The other thing is EMTs have very long shifts. They can also work night shifts, or change from day to night shifts which can be stressful, difficult and upsetting if you have young children or dependents.
In addition to this EMT roles are not the most highly paid, which means that childcare may be unaffordable, and therefore shift work is not suitable.
Finally, there is a lot of manual labor involved. Whilst women can be just as strong as men in some cases, if you are a particularly small woman, you may struggle to pick up a large patient who needs to be carried to an ambulance.
As such, males often have larger body masses, which can help them carry and lift patients, but it does depend on the person. In a similar way, you may be wondering if more women go on to become paramedics.
What Is A Paramedic?
A paramedic is also a first responder at the scene of an emergency, however, they are more highly trained and qualified than an EMT. As a result of this, paramedics will have to undergo between 1,200 and 1,800 hours of training in order to qualify.
With greater training and more experience, paramedics are therefore able to administer more drugs, medication and provide more highly skilled medical care than EMTs.
In contrast to EMTs, paramedics can give injections, provide IVs, resuscitate patients and provide emergency treatment to an advanced level.
They would also then be responsible for caring for and supporting the patient whilst an EMT or another paramedic drives the emergency vehicle to the hospital. In most events, the paramedic would be the most qualified person and healthcare provider at the scene.
It is the paramedic that would be consulted and has the responsibility and command in an emergency, as they have the most training.
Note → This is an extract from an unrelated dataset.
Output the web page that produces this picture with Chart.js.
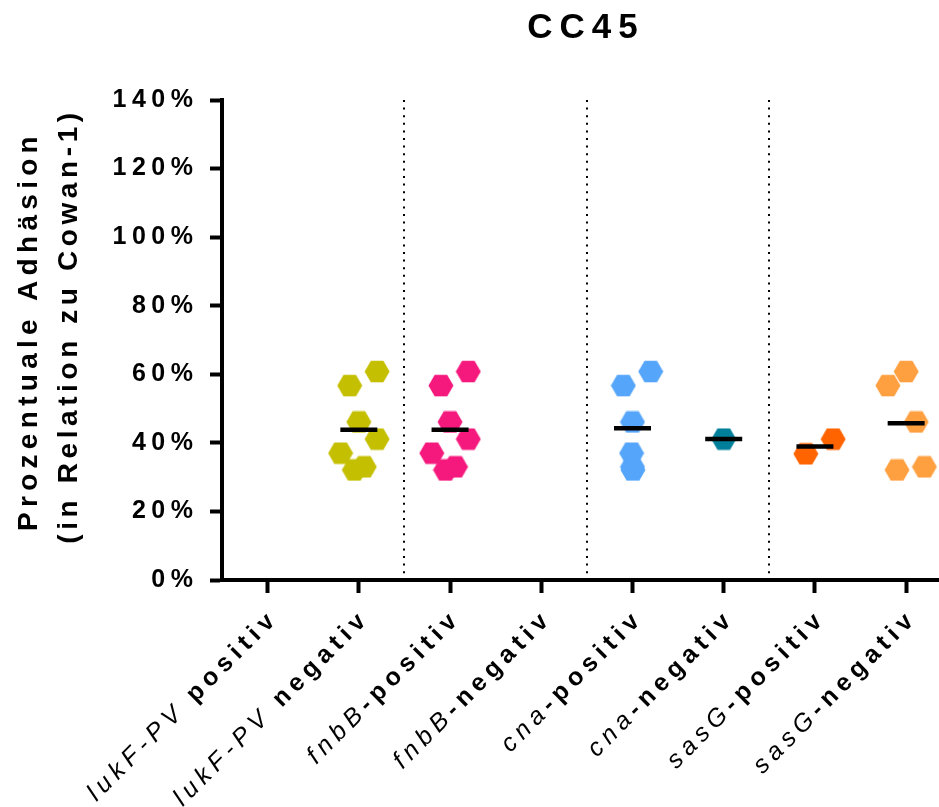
<!DOCTYPE html>
<html>
<head>
<meta charset="utf-8">
<script src="https://cdn.jsdelivr.net/npm/chart.js@4.4.1/dist/chart.umd.min.js"></script>
<style>
  html, body { margin: 0; padding: 0; background: #fff; }
  #wrap { width: 939px; height: 807px; }
</style>
</head>
<body>
<div id="wrap"><canvas id="myChart" width="939" height="807"></canvas></div>
<script>
// Kategorien der x-Achse: Gen (kursiv) + Status (fett)
const genes = ['lukF-PV', 'lukF-PV', 'fnbB', 'fnbB', 'cna', 'cna', 'sasG', 'sasG'];
const statusText = [' positiv', ' negativ', '-positiv', '-negativ', '-positiv', '-negativ', '-positiv', '-negativ'];
const colors = ['#C4BF00', '#C4BF00', '#F5197E', '#F5197E', '#55A5FA', '#007F9A', '#FF6400', '#FFA040'];

// Prozentuale Adhäsion je Gruppe
const lukfPos = [];
const lukfNeg = [60.8, 56.7, 46.1, 41.1, 37.0, 33.0, 32.1];
const fnbbPos = [60.8, 56.7, 46.1, 41.1, 37.0, 33.0, 32.1];
const fnbbNeg = [];
const cnaPos = [60.8, 56.7, 46.1, 37.0, 33.0, 32.1];
const cnaNeg = [41.1];
const sasgPos = [41.1, 36.8];
const sasgNeg = [60.8, 56.7, 46.1, 33.0, 32.1];

// seitliche Streuung der Punkte (in Kategorie-Einheiten)
const lukfNegJitter = [0.2, -0.1, 0, 0.2, -0.2, 0.06, -0.05];
const fnbbPosJitter = [0.2, -0.1, 0, 0.2, -0.2, 0.06, -0.05];
const cnaPosJitter = [0.2, -0.1, 0, -0.01, 0, 0.005];
const cnaNegJitter = [0];
const sasgPosJitter = [0.2, -0.1];
const sasgNegJitter = [0, -0.2, 0.11, 0.2, -0.1];

const yTicks = [0, 20, 40, 60, 80, 100, 120, 140];
const separators = [1.5, 3.5, 5.5];

const FONT = '"Liberation Sans", Arial, Helvetica, sans-serif';

const groups = [lukfPos, lukfNeg, fnbbPos, fnbbNeg, cnaPos, cnaNeg, sasgPos, sasgNeg];
const jitters = [[], lukfNegJitter, fnbbPosJitter, [], cnaPosJitter, cnaNegJitter, sasgPosJitter, sasgNegJitter];

// Sechseck als Punktsymbol
function hexagon(color) {
    const r = 12.5;
    const c = document.createElement('canvas');
    c.width = 26;
    c.height = 23;
    const g = c.getContext('2d');
    g.fillStyle = color;
    g.beginPath();
    for (let k = 0; k < 6; k++) {
        const a = k * Math.PI / 3;
        const px = 13 + r * Math.cos(a);
        const py = 11.5 + r * Math.sin(a);
        if (k === 0) g.moveTo(px, py); else g.lineTo(px, py);
    }
    g.closePath();
    g.fill();
    return c;
}

function mean(arr) {
    return arr.reduce((s, v) => s + v, 0) / arr.length;
}

const pointSets = groups.map((vals, i) => ({
    label: genes[i] + statusText[i],
    data: vals.map((v, k) => ({ x: i + jitters[i][k], y: v })),
    pointStyle: hexagon(colors[i]),
    pointRadius: 12,
    pointHoverRadius: 12,
    backgroundColor: colors[i],
    borderColor: colors[i],
    order: 2
}));

const meanSet = {
    label: 'Mittelwert',
    data: groups.map((vals, i) => vals.length ? { x: i, y: mean(vals) } : null).filter(Boolean),
    pointStyle: 'line',
    pointRadius: 18.5,
    pointHoverRadius: 18.5,
    borderColor: '#000',
    borderWidth: 4.5,
    order: 1
};

// Texte und gepunktete Trennlinien
const customDraw = {
    id: 'customDraw',
    beforeDraw(chart) {
        chart.ctx.letterSpacing = '5.5px';
    },
    beforeDatasetsDraw(chart) {
        const { ctx, chartArea, scales: { x } } = chart;
        ctx.save();
        ctx.strokeStyle = '#000';
        ctx.lineWidth = 2;
        ctx.setLineDash([2, 5.6]);
        separators.forEach(s => {
            const px = Math.round(x.getPixelForValue(s));
            ctx.beginPath();
            ctx.moveTo(px, chartArea.top);
            ctx.lineTo(px, chartArea.bottom);
            ctx.stroke();
        });
        ctx.restore();
    },
    afterDraw(chart) {
        const { ctx, scales: { x } } = chart;
        ctx.save();
        ctx.fillStyle = '#000';

        // Titel
        ctx.letterSpacing = '7px';
        ctx.font = 'bold 35px ' + FONT;
        ctx.textAlign = 'center';
        ctx.textBaseline = 'alphabetic';
        ctx.fillText('CC45', 586, 38);

        // y-Achsentitel
        ctx.font = 'bold 28px ' + FONT;
        ctx.letterSpacing = '5.3px';
        ctx.save();
        ctx.translate(37, 331);
        ctx.rotate(-Math.PI / 2);
        ctx.fillText('Prozentuale Adhäsion', 0, 0);
        ctx.restore();
        ctx.letterSpacing = '4.6px';
        ctx.save();
        ctx.translate(77, 326);
        ctx.rotate(-Math.PI / 2);
        ctx.fillText('(in Relation zu Cowan-1)', 0, 0);
        ctx.restore();

        // x-Beschriftungen (Gen kursiv, Status fett)
        ctx.letterSpacing = '5.5px';
        genes.forEach((g, i) => {
            const px = x.getPixelForValue(i);
            ctx.save();
            ctx.translate(px + 12, 619);
            ctx.rotate(-Math.PI / 4);
            ctx.textAlign = 'right';
            ctx.font = 'bold 25px ' + FONT;
            ctx.fillText(statusText[i], 0, 0);
            const w = ctx.measureText(statusText[i]).width;
            ctx.font = 'italic 25px ' + FONT;
            ctx.fillText(g, -w, 0);
            ctx.restore();
        });
        ctx.restore();
    }
};

const ctx = document.getElementById('myChart').getContext('2d');
const myChart = new Chart(ctx, {
    type: 'scatter',
    data: { datasets: [meanSet, ...pointSets] },
    options: {
        responsive: false,
        animation: false,
        layout: { autoPadding: false, padding: { top: 100, left: 0, right: 0, bottom: 0 } },
        plugins: {
            legend: { display: false },
            title: { display: false },
            tooltip: { enabled: false }
        },
        scales: {
            x: {
                type: 'linear',
                min: -0.5,
                max: 7.36,
                afterBuildTicks: s => { s.ticks = genes.map((g, i) => ({ value: i })); },
                afterFit: s => { s.height = 227; },
                ticks: { display: false },
                grid: { drawOnChartArea: false, drawTicks: true, tickLength: 13, tickWidth: 4, tickColor: '#000' },
                border: { display: true, width: 4, color: '#000' }
            },
            y: {
                min: 0,
                max: 140,
                afterBuildTicks: s => { s.ticks = yTicks.map(v => ({ value: v })); },
                afterFit: s => { s.width = 222; },
                ticks: {
                    callback: v => v + '%',
                    font: { size: 25, weight: 'bold', family: FONT },
                    color: '#000',
                    padding: 11.5
                },
                grid: { drawOnChartArea: false, drawTicks: true, tickLength: 12, tickWidth: 4, tickColor: '#000' },
                border: { display: true, width: 4, color: '#000' }
            }
        }
    },
    plugins: [customDraw]
});
</script>
</body>
</html>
To become a paramedic, you would have had to undertake EMT basic training first, and study and work as an EMT for about 2 years. Then, you can begin your paramedic course and training after that.
You would again, have to complete all of the training hours, multiple examinations and assessments before you are qualified and able to work as a paramedic.
Becoming a paramedic is therefore often a natural progression after becoming an EMT, however this takes a lot of hard work and dedication, along with so much more responsibility under pressure.
Do Many Women Become Paramedics?
When looking at the same study from the EMT section, it is clear that only about 20% of paramedics in the field were women in 2008. By 2017, this statistic had only risen to about 23%.
To give a more accurate estimate, when you consider that some may not have continued after qualifying, you could say that around 20% of women are paramedics in the US.
As around 80% of men are dominating the profession, there may need to be more of a push to attract more women into the profession for the sake of diversity.
Why Are There So Few Paramedics?
It is highly likely that the reason there are so few female paramedics is the same as why there are few female EMTs. The job is largely overwhelmed with males in the profession, which is not often attractive for some women.
Many women prefer to work with lots of other women to create bonds, friendship and a good team environment.
In addition, paramedics also have to work long hours, participate in shift work, constantly train and qualify in other treatments, which can be gruelling, regardless of gender.
The role of a paramedic also comes with a lot of responsibility, as they may be the highest qualified person at the scene of an accident. This means that you have to make some tough calls, which can be off-putting for many people.
To conclude, only around 30% of EMTs are female, and about 1 in 5 paramedics are female. However, women are just as capable of working in highly skilled and high pressure jobs as men are.
It is also important to note that registered nurses are usually just as educated as paramedics, and even require a degree in order to work as an RN, whereas some paramedics may not need a degree.
As there is already a gender bias towards women in nursing, this could be why more men go for the role of EMT or Paramedic as it is generally seen as ‘stereotypically male’.